Software industry group offers FedRAMP wishlist to OMB, GSA

Software trade group the Alliance for Digital Innovation offered OMB and GSA officials potential priorities to consider in implementing the  FedRAMP Authorization Act in a Feb. 1 letter.

Software trade group the Alliance for Digital Innovation offered OMB and GSA officials potential priorities to consider in implementing the FedRAMP Authorization Act in a Feb. 1 letter. Yuichiro Chino / Getty Images

The recently-passed FedRAMP Authorization Act should be a starting point for the government to remake the certification program in a way that lowers the barrier of entry for cloud solutions, the Alliance for Digital Innovation said in a new letter to OMB and GSA.

The Alliance for Digital Innovation wants the federal government to use the FedRAMP Authorization Act to “reimagine” the program and address what it says are longstanding problems with insufficient funding and barriers to entry for cloud providers. 
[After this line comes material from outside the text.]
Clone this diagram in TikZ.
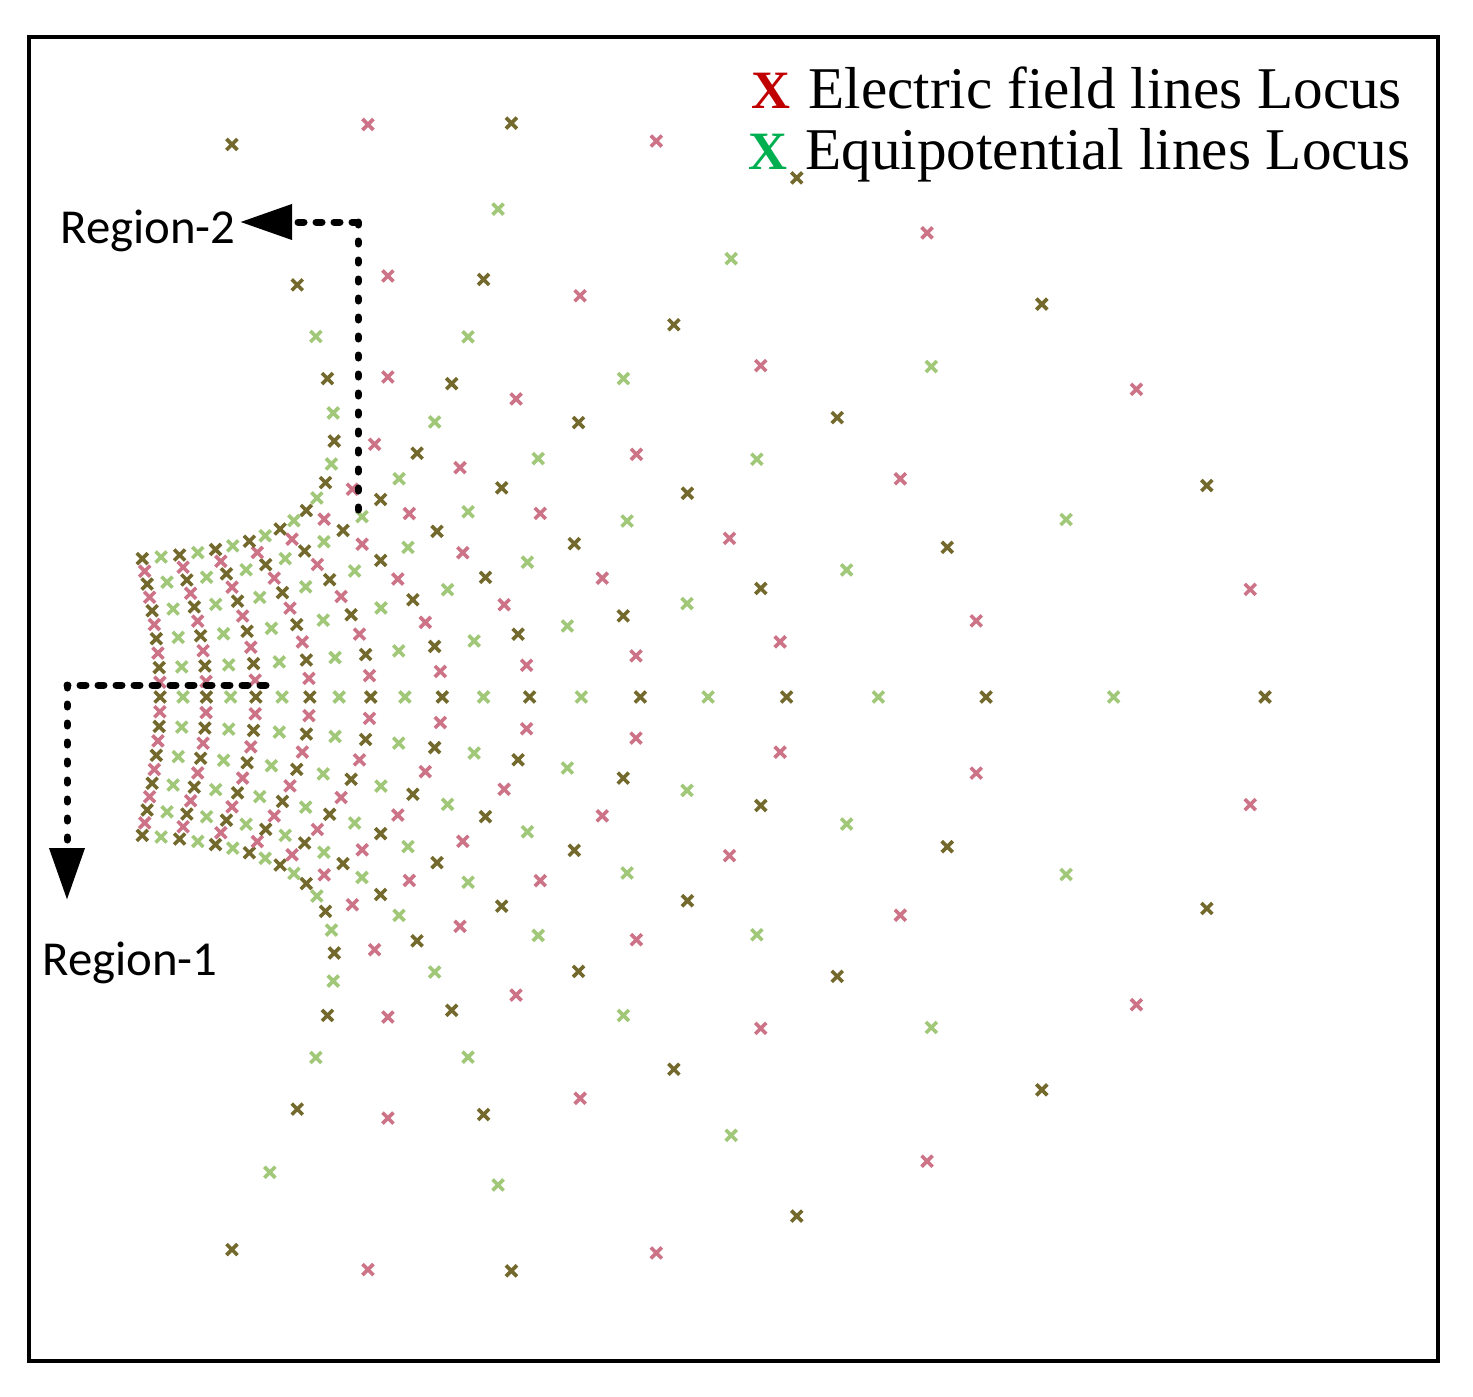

FedRAMP, established in 2011, is a government-wide cybersecurity assessment, authorization and continuous monitoring program that certifies the security of cloud services that federal agencies can use. 

Congress recently passed the FedRAMP Authorization Act as part of the fiscal 2023 National Defense Authorization Act, codifying the program and including measures meant to promote its use such as a cloud advisory committee and FedRAMP board, as well as directions for the Office of Management and Budget to issue FedRAMP guidance.

But the Alliance for Digital Innovation, a software technology trade group, said in a Feb. 1 letter to OMB director Shalanda Young and General Services Administration leader Robin Carnahan that the law “is an opportunity for the administration to develop a policy that allows FedRAMP to grow and change with the needs of government at the speed of technological innovation.”

The association offers a list of priorities it wants GSA and OMB to consider as they implement the legislation. The group wants the program to allow “federal agencies to manage their risk while lowering the barrier to entry for commercial, modern cloud solutions,” Ross Nodurft, executive director of the association, said in a statement. 

“The administration has a clear remit from Congress to invest in the program and build a risk management structure that can support rapid, robust digital transformation and movement to cloud services,” he said.

One ask is for OMB and GSA to create incentives for agencies to sponsor FedRAMP authorization for cloud service providers, something that can be “a time-consuming and resource-intensive process for authorizing officials,” the letter says. OMB and GSA might consider funding, personnel support and public recognition for agencies. 

The letter also asks for OMB and GSA to appoint and fund a FedRAMP coordinator at each agency who would help agency officials that want to onboard a new cloud product.

The group also asks for government to make it easier for small cloud businesses to enter the federal marketplace with things like grants to pay for third-party assessments, and to encourage agencies not to default to higher levels of security controls, but instead tailor risk management – something that would make agencies more nimble, the letter states.

“The public and private sectors need to work closely together to develop a policy that encourages agencies to make risk-based decisions based on security threats and not perceived oversight,” the letter said.

The group’s concerns about underutilization of the program also surfaced in a 2019 report by the Government Accountability Office, which found that 15 of 24 agencies it surveyed did not always use FedRAMP to authorize cloud services, with interviewees pointing to resource challenges in complying with the program and confusing guidance.

The Alliance also calls for new security compliance programs to build in reciprocity with FedRAMP. The letter points to the Defense Department’s Cybersecurity Maturity Model Certification as a place where this would “reduce the administrative burden for the government and the compliance burden of the cloud companies, and allow agencies to more quickly comply with these new security policies.”

Other requests in the letter include the creation of a governance structure for the technical review process; public lists of authorities to operate issued by each agency for cloud service providers; changes meant to “open the marketplace” to cloud solutions still in the process of becoming eligible for FedRAMP authorization and more.

As for funding these changes, the alliance suggests that GSA tap into the recent funding boost and cross-agency funding tool given to GSA in the latest appropriations package.

“The FedRAMP Authorization Act and the accompanying money from Congress represent the beginning of long needed investments in the FedRAMP Program,” said Nodurft.